Risk, privilege, and life constraints

  • Multiple commenters flag survivorship bias: not all leaps out of comfort zones end well.
  • Responsibilities (kids, partners, aging parents, pets) can make “just shake things up” unrealistic; others counter that people often understate their options and that constraints are value trade-offs, not absolute prisons.

Neuroscience framing and “brain hacking”

  • Some dislike definitive claims about brain circuitry driving behavior change, seeing them as oversimplified or pseudo-scientific.
  • Others defend the predictive-processing / “stuck in energy-conserving patterns” framing as a useful model, but not a complete explanation (e.g., for addiction).
  • A few link the concepts to Stoicism, CBT, and longstanding philosophical/religious traditions rather than novel “hacks.”

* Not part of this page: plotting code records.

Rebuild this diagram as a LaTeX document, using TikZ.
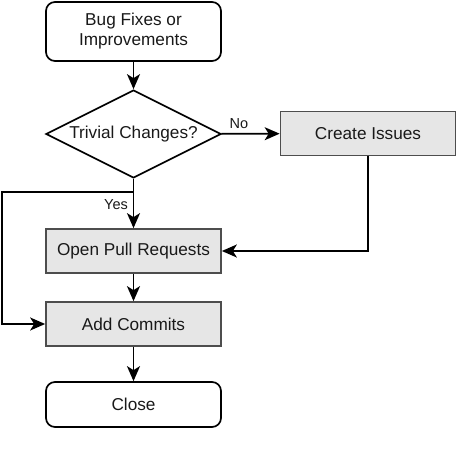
\documentclass[tikz,border=0pt]{standalone}
\usepackage{fontspec}
\setmainfont{Liberation Sans}
\usetikzlibrary{shapes.geometric,arrows.meta}
\definecolor{boxfill}{HTML}{E6E6E6}
\definecolor{boxline}{HTML}{4D4D4D}
\begin{document}
\begin{tikzpicture}[x=1pt,y=-1pt,
  every node/.style={font=\fontsize{17.2}{20}\selectfont, text=black!90},
  term/.style={draw, line width=1.7pt, rounded corners=9pt, minimum width=175pt, minimum height=59pt, inner sep=0pt, align=center},
  proc/.style={draw=boxline, fill=boxfill, line width=1.7pt, minimum width=175pt, minimum height=44pt, inner sep=0pt},
  dec/.style={draw, line width=1.7pt, diamond, aspect=2, minimum width=175pt, minimum height=88pt, inner sep=0pt},
  conn/.style={line width=1.7pt, -{Stealth[length=15pt,width=13pt,inset=4pt]}},
  lbl/.style={font=\fontsize{14.5}{16}\selectfont}
]
\useasboundingbox (0,0) rectangle (458,462);
\node[term] (bug) at (133.5,31.5) {Bug Fixes or\\Improvements};
\node[dec] (triv) at (133.5,134) {};
\node at (133.5,134) {Trivial Changes?};
\node[proc] (issues) at (368,133.5) {Create Issues};
\node[proc] (pr) at (133.5,251) {Open Pull Requests};
\node[proc] (commits) at (133.5,324) {Add Commits};
\node[term, minimum height=45pt] (close) at (133.5,404.5) {Close};
\coordinate (split) at (133.5,192);
\coordinate (lefttop) at (2,192);
\coordinate (leftbot) at (2,324);
\coordinate (iscorner) at (368,251);

\draw[conn] (bug) -- (triv);
\draw[conn] (triv) -- node[lbl, above, pos=0.3, yshift=1pt] {No} (issues);
\draw[conn] (triv) -- (pr);
\node[lbl] at (116,205) {Yes};
\draw[conn] (split) -- (lefttop) -- (leftbot) -- (commits.west);
\draw[conn] (issues) -- (iscorner) -- (pr.east);
\draw[conn] (pr) -- (commits);
\draw[conn] (commits) -- (close);
\end{tikzpicture}
\end{document}
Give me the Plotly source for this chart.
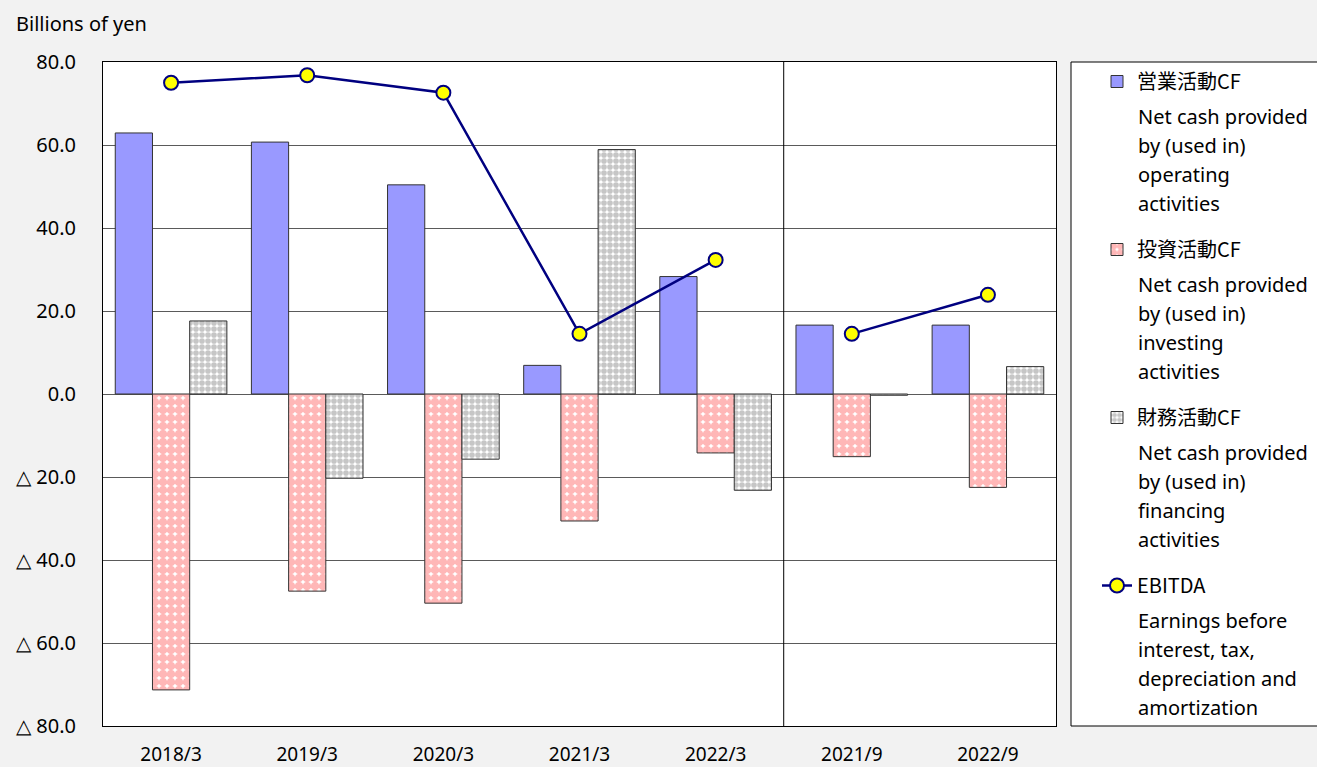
import plotly.graph_objects as go

categories = ["2018/3", "2019/3", "2020/3", "2021/3", "2022/3", "2021/9", "2022/9"]
operating_cf = [62.9, 60.7, 50.4, 6.9, 28.3, 16.6, 16.6]
investing_cf = [-71.3, -47.5, -50.4, -30.6, -14.2, -15.1, -22.5]
financing_cf = [17.6, -20.3, -15.7, 58.9, -23.2, -0.3, 6.6]
ebitda = [75.0, 76.8, 72.6, 14.5, 32.3, 14.5, 23.9]
n_annual = 5  # first five categories are fiscal years, the rest are half years

tick_vals = [80, 60, 40, 20, 0, -20, -40, -60, -80]
tick_text = ["80.0", "60.0", "40.0", "20.0", "0.0", "△ 20.0", "△ 40.0", "△ 60.0", "△ 80.0"]

series_names = ["営業活動CF", "投資活動CF", "財務活動CF", "EBITDA"]
series_desc = [
    ["Net cash provided", "by (used in)", "operating", "activities"],
    ["Net cash provided", "by (used in)", "investing", "activities"],
    ["Net cash provided", "by (used in)", "financing", "activities"],
    ["Earnings before", "interest, tax,", "depreciation and", "amortization"],
]

W, H = 1317, 767
ML, MR, MT, MB = 103, 261, 62, 41
PW, PH = W - ML - MR, H - MT - MB


def px_x(px):
    return (px - ML) / PW


def px_y(py):
    return (H - MB - py) / PH


fig = go.Figure()
fig.add_trace(go.Bar(
    x=categories, y=operating_cf, name=series_names[0], legendgroup="a",
    marker=dict(color="#9999FF", line=dict(color="#333333", width=1)),
))
fig.add_trace(go.Bar(
    x=categories, y=investing_cf, name=series_names[1], legendgroup="b",
    marker=dict(color="#FF8080", line=dict(color="#333333", width=1),
                pattern=dict(shape=".", fgcolor="#FF7070", bgcolor="#FFFFFF",
                             size=8, solidity=0.8)),
))
fig.add_trace(go.Bar(
    x=categories, y=financing_cf, name=series_names[2], legendgroup="c",
    marker=dict(color="#A0A0A0", line=dict(color="#333333", width=1),
                pattern=dict(shape=".", fgcolor="#8E8E8E", bgcolor="#FFFFFF",
                             size=6, solidity=0.7)),
))
fig.add_trace(go.Scatter(
    x=categories[:n_annual], y=ebitda[:n_annual], name=series_names[3], legendgroup="d",
    mode="lines+markers",
    line=dict(color="#000080", width=2.5),
    marker=dict(color="#FFFF00", size=14, line=dict(color="#000080", width=2)),
))
fig.add_trace(go.Scatter(
    x=categories[n_annual:], y=ebitda[n_annual:], showlegend=False, legendgroup="d",
    mode="lines+markers",
    line=dict(color="#000080", width=2.5),
    marker=dict(color="#FFFF00", size=14, line=dict(color="#000080", width=2)),
))

# separator between fiscal-year and half-year results
fig.add_shape(type="line", xref="x", yref="paper", x0=n_annual - 0.5, x1=n_annual - 0.5,
              y0=0, y1=1, line=dict(color="#000000", width=1))

# legend frame
fig.add_shape(type="rect", xref="paper", yref="paper", x0=px_x(1071), x1=px_x(1330),
              y0=0, y1=1, line=dict(color="#000000", width=1), fillcolor="#FFFFFF",
              layer="below")

# legend descriptions
entry_step = 168
for k, lines in enumerate(series_desc):
    title_y = 80 + k * entry_step
    for i, line in enumerate(lines):
        fig.add_annotation(text=line, xref="paper", yref="paper",
                           x=px_x(1136), y=px_y(title_y + 36 + i * 29.3),
                           xanchor="left", yanchor="middle", showarrow=False,
                           font=dict(size=20, color="#000000", family="Noto Sans"))

fig.add_annotation(text="Billions of yen", xref="paper", yref="paper", x=px_x(14), y=px_y(24),
                   xanchor="left", yanchor="middle", showarrow=False,
                   font=dict(size=20, color="#000000", family="Noto Sans"))

fig.update_layout(
    width=W, height=H,
    margin=dict(l=ML, r=MR, t=MT, b=MB, autoexpand=False),
    paper_bgcolor="#F2F2F2", plot_bgcolor="#FFFFFF",
    barmode="group", bargap=0.18, bargroupgap=0,
    font=dict(family="Noto Sans", size=20, color="#000000"),
    legend=dict(x=px_x(1097), y=1, xanchor="left", yanchor="top",
                bgcolor="rgba(0,0,0,0)", borderwidth=0,
                font=dict(size=20, family="Noto Sans CJK JP"),
                tracegroupgap=139),
    showlegend=True,
)
fig.update_xaxes(showline=True, linecolor="#000000", mirror=True, showgrid=False,
                 ticks="", ticklabelstandoff=11, tickfont=dict(size=19), automargin=False)
fig.update_yaxes(range=[-80, 80], tickvals=tick_vals, ticktext=tick_text,
                 showline=True, linecolor="#000000", mirror=True,
                 showgrid=True, gridcolor="#5A5A5A", gridwidth=1,
                 zeroline=True, zerolinecolor="#5A5A5A", zerolinewidth=1,
                 ticks="", ticklabelstandoff=22, tickfont=dict(size=20), automargin=False)

fig.write_html("out.html", config={"displayModeBar": False},
               post_script="document.body.style.margin='0px';")
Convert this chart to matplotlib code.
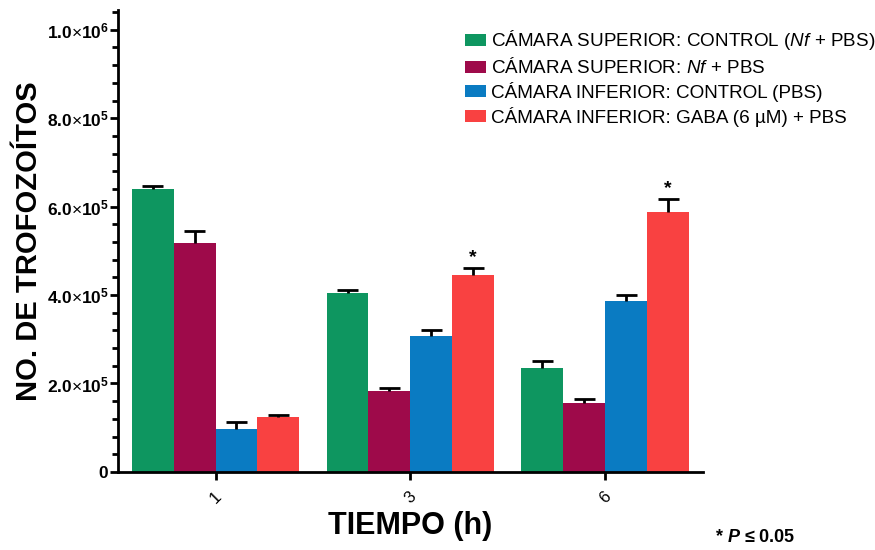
import matplotlib
matplotlib.use("Agg")
import matplotlib.pyplot as plt
import numpy as np
from matplotlib.ticker import MultipleLocator, FuncFormatter
from matplotlib.patches import Patch

plt.rcParams['font.family'] = ['Liberation Sans', 'DejaVu Sans']
plt.rcParams['mathtext.fontset'] = 'custom'
plt.rcParams['mathtext.rm'] = 'Liberation Sans'
plt.rcParams['mathtext.bf'] = 'Liberation Sans:bold'
plt.rcParams['mathtext.it'] = 'Liberation Sans:italic'
plt.rcParams['mathtext.bfit'] = 'Liberation Sans:italic:bold'

# Data
times = ["1", "3", "6"]
series_labels = [
    r"CÁMARA SUPERIOR: CONTROL ($\mathit{Nf}$ + PBS)",
    r"CÁMARA SUPERIOR: $\mathit{Nf}$ + PBS",
    "CÁMARA INFERIOR: CONTROL (PBS)",
    "CÁMARA INFERIOR: GABA (6 µM) + PBS",
]
sup_control = [640000, 405000, 234000]
sup_nf = [517000, 182000, 155000]
inf_control = [98000, 307000, 386000]
inf_gaba = [124000, 445000, 587000]
sup_control_err = [6000, 6000, 16000]
sup_nf_err = [27000, 8000, 9000]
inf_control_err = [14000, 15000, 15000]
inf_gaba_err = [4000, 16000, 30000]
significant = [False, True, True]  # GABA group
colors = ["#0E9660", "#9E0A4A", "#0A7BC2", "#F94141"]

values = [sup_control, sup_nf, inf_control, inf_gaba]
errors = [sup_control_err, sup_nf_err, inf_control_err, inf_gaba_err]

fig = plt.figure(figsize=(8.75, 5.5), dpi=100)
ax = fig.add_axes([0.135, 0.142, 0.668, 0.840])

x = np.arange(len(times))
w = 0.215
cap = w * 0.25
for i, (vals, errs, c) in enumerate(zip(values, errors, colors)):
    pos = x + (i - 1.5) * w
    vals = np.asarray(vals, float)
    errs = np.asarray(errs, float)
    ax.bar(pos, vals, width=w, color=c, edgecolor='none', zorder=2)
    tops = vals + errs
    ax.vlines(pos, vals, tops, colors='black', linewidth=2, zorder=3)
    ax.hlines(tops, pos - cap, pos + cap, colors='black', linewidth=2, zorder=3)

pos_gaba = x + 1.5 * w
for p, v, e, s in zip(pos_gaba, inf_gaba, inf_gaba_err, significant):
    if s:
        ax.text(p, v + e + 14000, "*", ha='center', va='baseline',
                fontsize=14, fontweight='bold')

ax.set_xlim(-0.5, 2.5)
ax.set_ylim(0, 1.045e6)
ax.set_xticks(x)
ax.set_xticklabels(times, rotation=45, fontsize=12)
ax.yaxis.set_major_locator(MultipleLocator(2e5))
ax.yaxis.set_minor_locator(MultipleLocator(4e4))


def fmt(v, pos):
    if v <= 0:
        return r"$\mathbf{0}$"
    ex = int(np.floor(np.log10(v) + 1e-9))
    m = v / 10 ** ex
    return r"$\mathbf{%.1f}{\times}\mathbf{10}^{\mathbf{%d}}$" % (m, ex)


ax.yaxis.set_major_formatter(FuncFormatter(fmt))
ax.tick_params(axis='y', which='major', length=6, width=2, labelsize=12.5, pad=0.5)
ax.tick_params(axis='y', which='minor', length=4, width=2)
ax.tick_params(axis='x', which='major', length=6, width=2, pad=6)
for s in ['top', 'right']:
    ax.spines[s].set_visible(False)
for s in ['left', 'bottom']:
    ax.spines[s].set_linewidth(2)

ax.set_ylabel("NO. DE TROFOZOÍTOS", fontsize=21, fontweight='bold')
ax.set_xlabel("TIEMPO (h)", fontsize=22, fontweight='bold', labelpad=4)
ax.yaxis.set_label_coords(-0.128, 0.50)

handles = [Patch(facecolor=c, edgecolor='none') for c in colors]
fig.legend(handles, series_labels, loc='upper left', bbox_to_anchor=(0.523, 0.962),
           frameon=False, fontsize=13.6, handlelength=1.1, handleheight=0.6,
           handletextpad=0.25, labelspacing=0.25, borderaxespad=0)

fig.text(0.817, 0.014, r"* $\mathbfit{P}$ ≤ 0.05", fontsize=13, fontweight='bold',
         ha='left', va='baseline')

fig.savefig("out.png", dpi=100)
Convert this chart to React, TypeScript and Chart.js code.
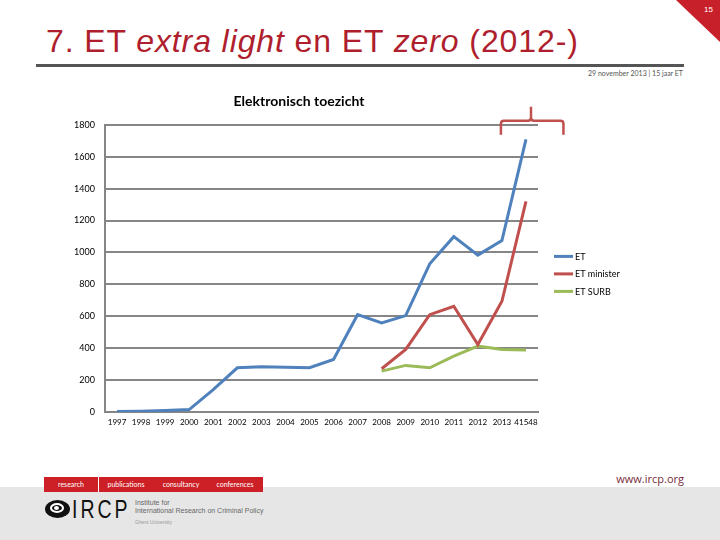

Self-help, habits, and doing uncomfortable things

  • Many agree the core advice reduces to: repeatedly do the uncomfortable, growth-producing thing; action matters more than endless introspection.
  • Others warn about self-help fads, novelty effects, and productivity “hacks” that don’t stick or can become extreme.
  • Habit-building, small steps, commitment devices, and environment design are discussed as pragmatic ways to get “unstuck,” with debate over how effective and sustainable they are.

Meta reactions

  • Some readers find the article powerful and resonant; others see it as clichéd, self-focused, or post-hoc rationalization after a life pivot.
  • Overall, the thread balances appreciation for personal change stories with skepticism of universalizing them into general prescriptions.